Deux reproches reviennent fréquemment dans la critique adressée par les partisans de la «charte des valeurs» à ceux qui s'y opposent au nom d'un idéal de tolérance. Un premier reproche veut que ces derniers soient des relativistes. Le second voudrait qu'ils adhèrent au multiculturalisme. Il suffirait d'associer la position des opposants de la charte à l'une ou l'autre de ces positions pour les discréditer.

Mais qu'en est-il vraiment?

Commençons par la première de ces deux accusations. Un relativiste est quelqu'un qui croit qu'il est impossible de critiquer les us et coutumes de différents groupes humains. Toutes les positions étant équivalentes, il faudrait donc selon cette vision des choses tolérer toutes les croyances et toutes les pratiques.

Il ne faut pas être professeur de logique pour voir que cet argument est fallacieux. Si toutes les positions morales se valent, alors celle de l'intolérant ne peut pas être critiquée au nom de la tolérance. Défendre la tolérance, ce n'est pas s'abstenir de juger.

Mais quels sont les jugements moraux qui fondent la tolérance? Premièrement, la tolérance est fondée sur l'idée qu'il existe une pluralité de manières de vivre qui sont dignes de respect. La contrepartie de cette affirmation est cependant que certaines pratiques doivent être condamnées. N'en déplaise aux pro-charte, une posture de tolérance sait faire la différence entre le port d'un foulard par une femme et un crime d'honneur.

Deuxièmement, le partisan de la tolérance estime qu'avant de critiquer des pratiques qui dérangent, il faudrait d'abord les comprendre. Il pense également par ailleurs que la compréhension ne peut se faire en imposant à d'autres des interprétations de leurs propres us et coutumes dans lesquelles ils ne se reconnaissent pas. La tolérance exige une posture d'écoute, une disposition au dialogue.

Cette posture est notamment absente de ceux (et, il faut bien le dire, de celles) qui affirment mieux connaître que celles qui le portent la réelle signification du voile islamique.

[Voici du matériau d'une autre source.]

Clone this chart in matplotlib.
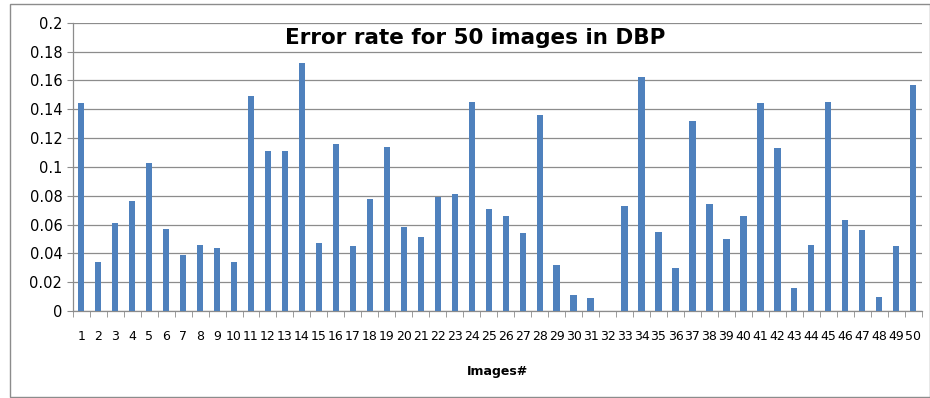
import numpy as np
import matplotlib.pyplot as plt
from matplotlib.patches import Rectangle
from matplotlib.ticker import FixedLocator

# Taxa de erro por imagem
images = list(range(1, 51))
error_rate = [0.144, 0.034, 0.061, 0.076, 0.103, 0.057, 0.039, 0.046, 0.044, 0.034,
              0.149, 0.111, 0.111, 0.172, 0.047, 0.116, 0.045, 0.078, 0.114, 0.058,
              0.051, 0.079, 0.081, 0.145, 0.071, 0.066, 0.054, 0.136, 0.032, 0.011,
              0.009, 0.0, 0.073, 0.162, 0.055, 0.030, 0.132, 0.074, 0.050, 0.066,
              0.144, 0.113, 0.016, 0.046, 0.145, 0.063, 0.056, 0.010, 0.045, 0.157]
yticks = [0, 0.02, 0.04, 0.06, 0.08, 0.1, 0.12, 0.14, 0.16, 0.18, 0.2]
ytick_labels = ['0', '0.02', '0.04', '0.06', '0.08', '0.1', '0.12', '0.14', '0.16', '0.18', '0.2']

W, H = 930, 398
fig = plt.figure(figsize=(W / 100, H / 100), dpi=100)
ax = fig.add_axes([72.7 / W, 1 - 311 / H, (921.7 - 72.7) / W, (311 - 22.7) / H])

ax.bar(images, error_rate, width=0.37, color='#4F81BD', zorder=3)

ax.set_xlim(0.5, 50.5)
ax.set_ylim(0, 0.2)
ax.set_yticks(yticks)
ax.set_yticklabels(ytick_labels)
ax.yaxis.grid(True, color='#8c8c8c', linewidth=0.9, zorder=0)

ax.set_xticks(images)
ax.set_xticklabels([str(i) for i in images])
# marcas entre categorias (estilo Excel)
ax.xaxis.set_minor_locator(FixedLocator(np.arange(0.5, 51, 1)))
ax.tick_params(axis='x', which='major', length=0, pad=14, labelsize=9)
ax.tick_params(axis='x', which='minor', length=4, color='#8c8c8c', direction='out')
ax.tick_params(axis='y', length=4, color='#8c8c8c', pad=3.5, labelsize=10.5)

for s in ['top', 'right']:
    ax.spines[s].set_visible(False)
for s in ['left', 'bottom']:
    ax.spines[s].set_color('#8c8c8c')
    ax.spines[s].set_linewidth(0.9)

# título e rótulo do eixo x
fig.text(475 / W, 1 - 44.5 / H, 'Error rate for 50 images in DBP',
         ha='center', va='baseline', fontsize=15.5, fontweight='bold')
fig.text(497 / W, 1 - 375 / H, 'Images#', ha='center', va='baseline',
         fontsize=9, fontweight='bold')

# moldura externa
fig.patches.append(Rectangle((10 / W, 1 - 397 / H), 919.5 / W, 393 / H,
                             transform=fig.transFigure, fill=False,
                             edgecolor='#8c8c8c', linewidth=1))

fig.savefig('out.png', dpi=100)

Ils (et elles) le rejettent tout en rejetant les interprétations qu'en offrent des femmes qui en font usage. 

Toute femme attribuant une valeur à son foulard qui ne se réduit pas à son acceptation d'une idéologie patriarcale serait taxée de fausse conscience, d' «aliénation». Il y a là un mépris de l'autre qui ressemble à s'y méprendre à celui des missionnaires qui, naguère, prétendaient connaître mieux que les «sauvages» la voie du Salut.

Qu'en est-il du multiculturalisme? Quoi qu'en disent les défenseurs de la Charte, il est possible de s'opposer à ce projet sans pour autant adhérer à cette idéologie. On peut espérer une convergence culturelle plus importante que celle que revendique le multiculturalisme tout en pensant qu'une condition d'un vivre ensemble est le respect des droits individuels. 

Les droits individuels ne sont pas absolus, certes, mais leur restriction au nom d'un objectif de politique publique exige une démonstration. Le gouvernement du Parti québécois n'a pas cru bon de fournir une telle justification, contrairement par exemple au gouvernement de René Lévesque, qui avait dans le cas de la loi 101 produit une foule d'études empiriques démontrant à l'envi que cette loi était nécessaire pour la survie du français au Québec.

Il est également possible de s'opposer au projet de charte en vertu du caractère pour le moins paradoxal d'un projet visant un meilleur «vivre ensemble» à coups de prohibitions. Les Québécois sont pourtant bien placés pour savoir que le déni de l'identité des individus par la force de la loi, bien loin de produire de la convergence culturelle, ne fait que promouvoir des réactions identitaires.

Ainsi, la posture de tolérance que revendiquent les opposants de la charte n'est fondée ni sur le relativisme ni sur le multiculturalisme. Il incombe aux partisans de la charte de répondre à leurs arguments, plutôt que de brandir des slogans et d'agiter des épouvantails.